Dans la partie « Topiques » sont rassemblées cinq études autour des imaginaires du corps menées dans la cadre des séminaires du CRI. Il s’agit d’une véritable pluridisciplinarité appliquée visant à faire converger les apports de la psychologie (C. Fintz), de l’ethnologie (C. Guméry), de l’anthropologie culturelle (V. Adam), de la philosophie (V. Costa), de la chorégraphie (M.-A. Villard) dans l’étude d’une même réalité : le corps humain en action.
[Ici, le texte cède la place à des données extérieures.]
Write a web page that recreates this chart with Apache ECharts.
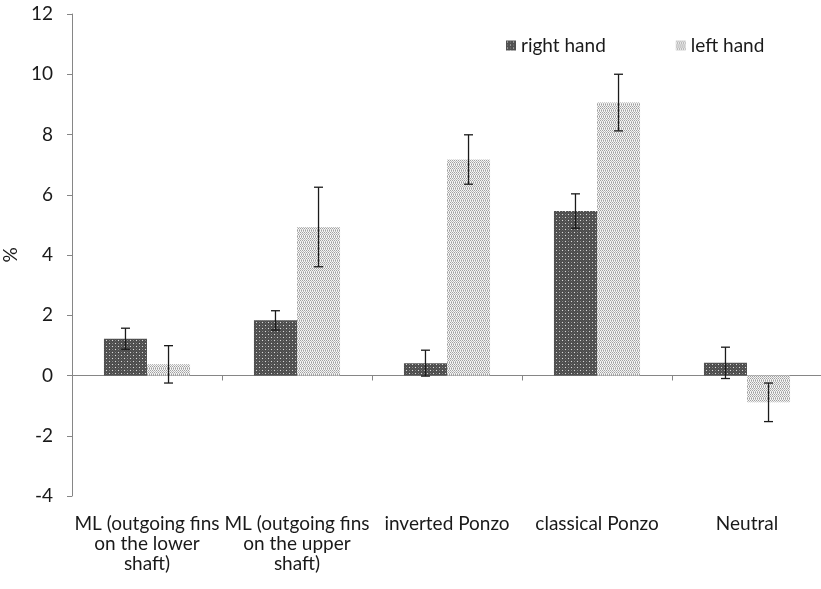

La notion d’énergie relie ces cinq réflexions, pour mieux saisir les jeux d’infiltration de la substance et du sens dans la forme.
Quatre jeunes chercheurs du CRI présentent enfin leur recherche qui explorent tantôt les plis imaginaires du discours scientifique sur les nanotechnologies (S. Chifflet), l’importance de l’affectivité dans la définition d’une archétypologie renouvelée (N. Schunadel), les liens entre la poétique et l’imaginaire (B. Charnier) et l’approche constrative dans l’étude culturelle de la féminité au Japon et en France au Moyen Âge.
Toutes ces études ont un évident point commun : saisir l’imaginaire non seulement comme une puissante énergie de transformation toujours à l’œuvre dans la création ou la re-création des formes plastiques ou poétiques, mais aussi comme l’impensé toujours agissant dans les sociétés les plus diverses à toutes les époques.